Dataset extract —
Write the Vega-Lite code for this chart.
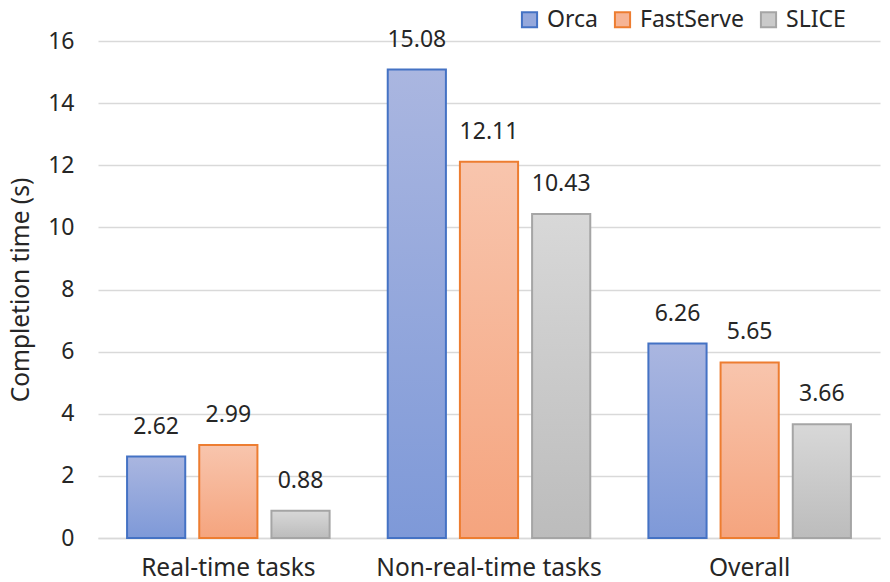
{
  "$schema": "https://vega.github.io/schema/vega-lite/v6.json",
  "width": 782,
  "height": 497,
  "autosize": {"type": "none"},
  "padding": {"left": 98, "top": 41, "right": 10, "bottom": 44},
  "config": {"font": "Noto Sans", "view": {"stroke": null}},
  "data": {
    "values": [
      {"task": "Real-time tasks", "system": "Orca", "time": 2.62},
      {"task": "Real-time tasks", "system": "FastServe", "time": 2.99},
      {"task": "Real-time tasks", "system": "SLICE", "time": 0.88},
      {"task": "Non-real-time tasks", "system": "Orca", "time": 15.08},
      {"task": "Non-real-time tasks", "system": "FastServe", "time": 12.11},
      {"task": "Non-real-time tasks", "system": "SLICE", "time": 10.43},
      {"task": "Overall", "system": "Orca", "time": 6.26},
      {"task": "Overall", "system": "FastServe", "time": 5.65},
      {"task": "Overall", "system": "SLICE", "time": 3.66}
    ]
  },
  "encoding": {
    "x": {
      "field": "task",
      "type": "nominal",
      "sort": ["Real-time tasks", "Non-real-time tasks", "Overall"],
      "scale": {"paddingInner": 0.223, "paddingOuter": 0.1115},
      "axis": {
        "title": null,
        "labelAngle": 0,
        "labelFontSize": 24.5,
        "labelColor": "#262626",
        "labelLimit": 0,
        "ticks": false,
        "domainColor": "#d9d9d9",
        "domainWidth": 1.5,
        "labelPadding": 18
      }
    },
    "xOffset": {
      "field": "system",
      "type": "nominal",
      "sort": ["Orca", "FastServe", "SLICE"],
      "scale": {"domain": ["Orca", "FastServe", "SLICE"], "paddingInner": 0.194, "paddingOuter": 0}
    },
    "y": {
      "field": "time",
      "type": "quantitative",
      "scale": {"domain": [0, 16]},
      "axis": {
        "title": "Completion time (s)",
        "titleFontSize": 24.5,
        "titleFontWeight": "normal",
        "titleColor": "#262626",
        "titlePadding": 14,
        "labelFontSize": 23,
        "labelColor": "#262626",
        "labelPadding": 24,
        "values": [0, 2, 4, 6, 8, 10, 12, 14, 16],
        "ticks": false,
        "domain": false,
        "gridColor": "#d9d9d9",
        "gridWidth": 1.5
      }
    }
  },
  "layer": [
    {
      "mark": {"type": "bar", "strokeOpacity": 0},
      "encoding": {
        "y": {"datum": 0, "type": "quantitative"},
        "fill": {
          "field": "system",
          "type": "nominal",
          "scale": {"domain": ["Orca", "FastServe", "SLICE"], "range": ["#95a8dc", "#f6b495", "#cacaca"]},
          "legend": {
            "title": null,
            "orient": "none",
            "legendX": 420,
            "legendY": -33,
            "direction": "horizontal",
            "symbolType": "square",
            "symbolSize": 230,
            "symbolStrokeWidth": 2,
            "symbolOpacity": 1,
            "labelFontSize": 23,
            "labelColor": "#262626",
            "labelOffset": 6,
            "columnPadding": 12
          }
        }
      }
    },
    {
      "transform": [{"filter": "datum.system === 'Orca'"}],
      "mark": {
        "type": "bar",
        "strokeWidth": 2,
        "fill": {"gradient": "linear", "x1": 0, "y1": 0, "x2": 0, "y2": 1, "stops": [{"offset": 0, "color": "#aab6e0"}, {"offset": 1, "color": "#7e99d8"}]}
      },
      "encoding": {
        "stroke": {
          "field": "system",
          "type": "nominal",
          "scale": {"domain": ["Orca", "FastServe", "SLICE"], "range": ["#4472c4", "#ed7d31", "#a5a5a5"]}
        }
      }
    },
    {
      "transform": [{"filter": "datum.system === 'FastServe'"}],
      "mark": {
        "type": "bar",
        "strokeWidth": 2,
        "fill": {"gradient": "linear", "x1": 0, "y1": 0, "x2": 0, "y2": 1, "stops": [{"offset": 0, "color": "#f8c5ad"}, {"offset": 1, "color": "#f5a47e"}]}
      },
      "encoding": {
        "stroke": {
          "field": "system",
          "type": "nominal",
          "scale": {"domain": ["Orca", "FastServe", "SLICE"], "range": ["#4472c4", "#ed7d31", "#a5a5a5"]}
        }
      }
    },
    {
      "transform": [{"filter": "datum.system === 'SLICE'"}],
      "mark": {
        "type": "bar",
        "strokeWidth": 2,
        "fill": {"gradient": "linear", "x1": 0, "y1": 0, "x2": 0, "y2": 1, "stops": [{"offset": 0, "color": "#d8d8d8"}, {"offset": 1, "color": "#bcbcbc"}]}
      },
      "encoding": {
        "stroke": {
          "field": "system",
          "type": "nominal",
          "scale": {"domain": ["Orca", "FastServe", "SLICE"], "range": ["#4472c4", "#ed7d31", "#a5a5a5"]}
        }
      }
    },
    {
      "mark": {"type": "text", "dy": -18, "baseline": "bottom", "fontSize": 23, "color": "#262626"},
      "encoding": {"text": {"field": "time", "type": "quantitative", "format": ".2f"}}
    }
  ]
}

Aim — Reproduce the full material exactly, excluding the pictures.

The output —
Write the Vega-Lite code for this chart.
{
  "$schema": "https://vega.github.io/schema/vega-lite/v6.json",
  "width": 782,
  "height": 497,
  "autosize": {"type": "none"},
  "padding": {"left": 98, "top": 41, "right": 10, "bottom": 44},
  "config": {"font": "Noto Sans", "view": {"stroke": null}},
  "data": {
    "values": [
      {"task": "Real-time tasks", "system": "Orca", "time": 2.62},
      {"task": "Real-time tasks", "system": "FastServe", "time": 2.99},
      {"task": "Real-time tasks", "system": "SLICE", "time": 0.88},
      {"task": "Non-real-time tasks", "system": "Orca", "time": 15.08},
      {"task": "Non-real-time tasks", "system": "FastServe", "time": 12.11},
      {"task": "Non-real-time tasks", "system": "SLICE", "time": 10.43},
      {"task": "Overall", "system": "Orca", "time": 6.26},
      {"task": "Overall", "system": "FastServe", "time": 5.65},
      {"task": "Overall", "system": "SLICE", "time": 3.66}
    ]
  },
  "encoding": {
    "x": {
      "field": "task",
      "type": "nominal",
      "sort": ["Real-time tasks", "Non-real-time tasks", "Overall"],
      "scale": {"paddingInner": 0.223, "paddingOuter": 0.1115},
      "axis": {
        "title": null,
        "labelAngle": 0,
        "labelFontSize": 24.5,
        "labelColor": "#262626",
        "labelLimit": 0,
        "ticks": false,
        "domainColor": "#d9d9d9",
        "domainWidth": 1.5,
        "labelPadding": 18
      }
    },
    "xOffset": {
      "field": "system",
      "type": "nominal",
      "sort": ["Orca", "FastServe", "SLICE"],
      "scale": {"domain": ["Orca", "FastServe", "SLICE"], "paddingInner": 0.194, "paddingOuter": 0}
    },
    "y": {
      "field": "time",
      "type": "quantitative",
      "scale": {"domain": [0, 16]},
      "axis": {
        "title": "Completion time (s)",
        "titleFontSize": 24.5,
        "titleFontWeight": "normal",
        "titleColor": "#262626",
        "titlePadding": 14,
        "labelFontSize": 23,
        "labelColor": "#262626",
        "labelPadding": 24,
        "values": [0, 2, 4, 6, 8, 10, 12, 14, 16],
        "ticks": false,
        "domain": false,
        "gridColor": "#d9d9d9",
        "gridWidth": 1.5
      }
    }
  },
  "layer": [
    {
      "mark": {"type": "bar", "strokeOpacity": 0},
      "encoding": {
        "y": {"datum": 0, "type": "quantitative"},
        "fill": {
          "field": "system",
          "type": "nominal",
          "scale": {"domain": ["Orca", "FastServe", "SLICE"], "range": ["#95a8dc", "#f6b495", "#cacaca"]},
          "legend": {
            "title": null,
            "orient": "none",
            "legendX": 420,
            "legendY": -33,
            "direction": "horizontal",
            "symbolType": "square",
            "symbolSize": 230,
            "symbolStrokeWidth": 2,
            "symbolOpacity": 1,
            "labelFontSize": 23,
            "labelColor": "#262626",
            "labelOffset": 6,
            "columnPadding": 12
          }
        }
      }
    },
    {
      "transform": [{"filter": "datum.system === 'Orca'"}],
      "mark": {
        "type": "bar",
        "strokeWidth": 2,
        "fill": {"gradient": "linear", "x1": 0, "y1": 0, "x2": 0, "y2": 1, "stops": [{"offset": 0, "color": "#aab6e0"}, {"offset": 1, "color": "#7e99d8"}]}
      },
      "encoding": {
        "stroke": {
          "field": "system",
          "type": "nominal",
          "scale": {"domain": ["Orca", "FastServe", "SLICE"], "range": ["#4472c4", "#ed7d31", "#a5a5a5"]}
        }
      }
    },
    {
      "transform": [{"filter": "datum.system === 'FastServe'"}],
      "mark": {
        "type": "bar",
        "strokeWidth": 2,
        "fill": {"gradient": "linear", "x1": 0, "y1": 0, "x2": 0, "y2": 1, "stops": [{"offset": 0, "color": "#f8c5ad"}, {"offset": 1, "color": "#f5a47e"}]}
      },
      "encoding": {
        "stroke": {
          "field": "system",
          "type": "nominal",
          "scale": {"domain": ["Orca", "FastServe", "SLICE"], "range": ["#4472c4", "#ed7d31", "#a5a5a5"]}
        }
      }
    },
    {
      "transform": [{"filter": "datum.system === 'SLICE'"}],
      "mark": {
        "type": "bar",
        "strokeWidth": 2,
        "fill": {"gradient": "linear", "x1": 0, "y1": 0, "x2": 0, "y2": 1, "stops": [{"offset": 0, "color": "#d8d8d8"}, {"offset": 1, "color": "#bcbcbc"}]}
      },
      "encoding": {
        "stroke": {
          "field": "system",
          "type": "nominal",
          "scale": {"domain": ["Orca", "FastServe", "SLICE"], "range": ["#4472c4", "#ed7d31", "#a5a5a5"]}
        }
      }
    },
    {
      "mark": {"type": "text", "dy": -18, "baseline": "bottom", "fontSize": 23, "color": "#262626"},
      "encoding": {"text": {"field": "time", "type": "quantitative", "format": ".2f"}}
    }
  ]
}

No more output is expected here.